* WHAT TO DO: All of the entries must be reproduced exactly, with no images carried over.

Dataset entries
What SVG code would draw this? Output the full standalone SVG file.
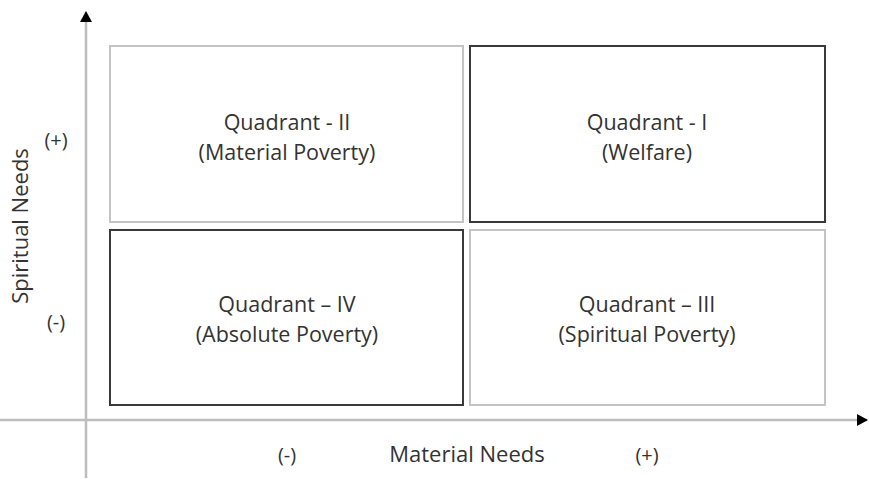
<svg xmlns="http://www.w3.org/2000/svg" width="869" height="479" viewBox="0 0 869 479">
<style>
.t{font-family:"Open Sans","Noto Sans","Liberation Sans",sans-serif;font-size:22px;fill:#333;text-anchor:middle}
.q{font-size:21.5px}
.light{fill:#fff;stroke:#c4c4c4;stroke-width:2}
.dark{fill:#fff;stroke:#3a3a3a;stroke-width:2}
.axis{stroke:#bdbdbd;stroke-width:2.5;fill:none}
</style>
<defs>
<marker id="ah" markerWidth="12" markerHeight="12" refX="10" refY="6" orient="auto" markerUnits="userSpaceOnUse">
<path d="M0,0 L11,6 L0,12 Z" fill="#000"/>
</marker>
</defs>
<rect width="869" height="479" fill="#fff"/>
<g id="connectors">
<line class="axis" x1="86" y1="478" x2="86" y2="12" marker-end="url(#ah)"/>
<line class="axis" x1="0" y1="420" x2="867" y2="420" marker-end="url(#ah)"/>
</g>
<g id="q2">
<rect class="light" x="110" y="46" width="353" height="176"/>
<text class="t q" x="287" y="130">Quadrant - II</text>
<text class="t q" x="287" y="160">(Material Poverty)</text>
</g>
<g id="q1">
<rect class="dark" x="470" y="46" width="355" height="176"/>
<text class="t q" x="647" y="130">Quadrant - I</text>
<text class="t q" x="647" y="160">(Welfare)</text>
</g>
<g id="q4">
<rect class="dark" x="110" y="230" width="353" height="175"/>
<text class="t q" x="287" y="312">Quadrant – IV</text>
<text class="t q" x="287" y="342">(Absolute Poverty)</text>
</g>
<g id="q3">
<rect class="light" x="470" y="230" width="355" height="175"/>
<text class="t q" x="647" y="312">Quadrant – III</text>
<text class="t q" x="647" y="342">(Spiritual Poverty)</text>
</g>
<g id="labels">
<text class="t" x="56" y="147" style="font-size:20px">(+)</text>
<text class="t" x="56" y="329" style="font-size:20px">(-)</text>
<text class="t" transform="translate(28,226) rotate(-90)">Spiritual Needs</text>
<text class="t" x="287" y="462" style="font-size:20px">(-)</text>
<text class="t" x="467" y="462">Material Needs</text>
<text class="t" x="647" y="462" style="font-size:20px">(+)</text>
</g>
</svg>
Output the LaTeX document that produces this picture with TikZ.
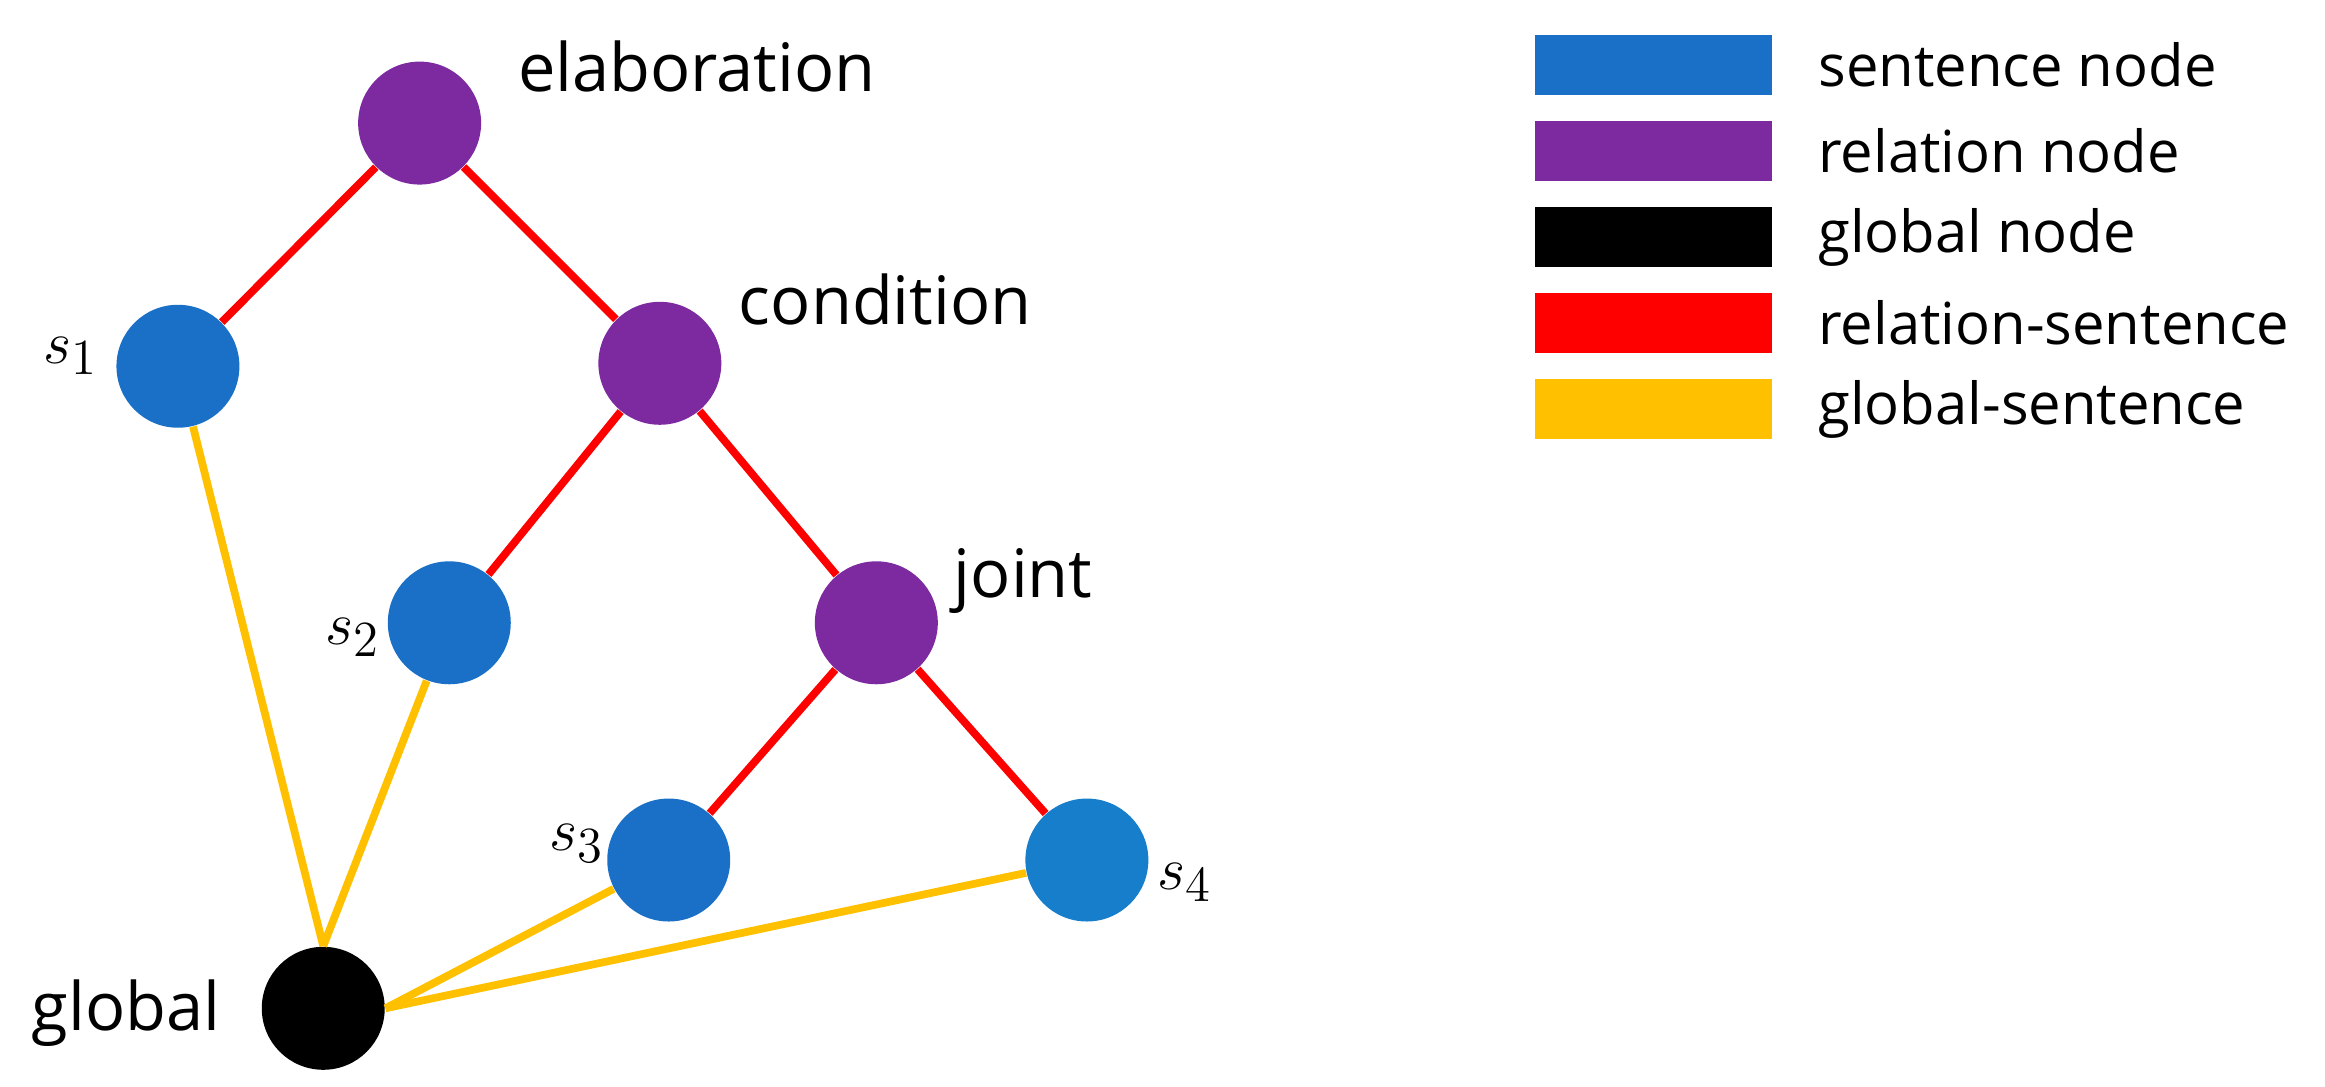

* SOLUTION BELOW:
What SVG code would draw this? Output the full standalone SVG file.
<svg xmlns="http://www.w3.org/2000/svg" width="869" height="479" viewBox="0 0 869 479">
<style>
.t{font-family:"Open Sans","Noto Sans","Liberation Sans",sans-serif;font-size:22px;fill:#333;text-anchor:middle}
.q{font-size:21.5px}
.light{fill:#fff;stroke:#c4c4c4;stroke-width:2}
.dark{fill:#fff;stroke:#3a3a3a;stroke-width:2}
.axis{stroke:#bdbdbd;stroke-width:2.5;fill:none}
</style>
<defs>
<marker id="ah" markerWidth="12" markerHeight="12" refX="10" refY="6" orient="auto" markerUnits="userSpaceOnUse">
<path d="M0,0 L11,6 L0,12 Z" fill="#000"/>
</marker>
</defs>
<rect width="869" height="479" fill="#fff"/>
<g id="connectors">
<line class="axis" x1="86" y1="478" x2="86" y2="12" marker-end="url(#ah)"/>
<line class="axis" x1="0" y1="420" x2="867" y2="420" marker-end="url(#ah)"/>
</g>
<g id="q2">
<rect class="light" x="110" y="46" width="353" height="176"/>
<text class="t q" x="287" y="130">Quadrant - II</text>
<text class="t q" x="287" y="160">(Material Poverty)</text>
</g>
<g id="q1">
<rect class="dark" x="470" y="46" width="355" height="176"/>
<text class="t q" x="647" y="130">Quadrant - I</text>
<text class="t q" x="647" y="160">(Welfare)</text>
</g>
<g id="q4">
<rect class="dark" x="110" y="230" width="353" height="175"/>
<text class="t q" x="287" y="312">Quadrant – IV</text>
<text class="t q" x="287" y="342">(Absolute Poverty)</text>
</g>
<g id="q3">
<rect class="light" x="470" y="230" width="355" height="175"/>
<text class="t q" x="647" y="312">Quadrant – III</text>
<text class="t q" x="647" y="342">(Spiritual Poverty)</text>
</g>
<g id="labels">
<text class="t" x="56" y="147" style="font-size:20px">(+)</text>
<text class="t" x="56" y="329" style="font-size:20px">(-)</text>
<text class="t" transform="translate(28,226) rotate(-90)">Spiritual Needs</text>
<text class="t" x="287" y="462" style="font-size:20px">(-)</text>
<text class="t" x="467" y="462">Material Needs</text>
<text class="t" x="647" y="462" style="font-size:20px">(+)</text>
</g>
</svg>
Output the LaTeX document that produces this picture with TikZ.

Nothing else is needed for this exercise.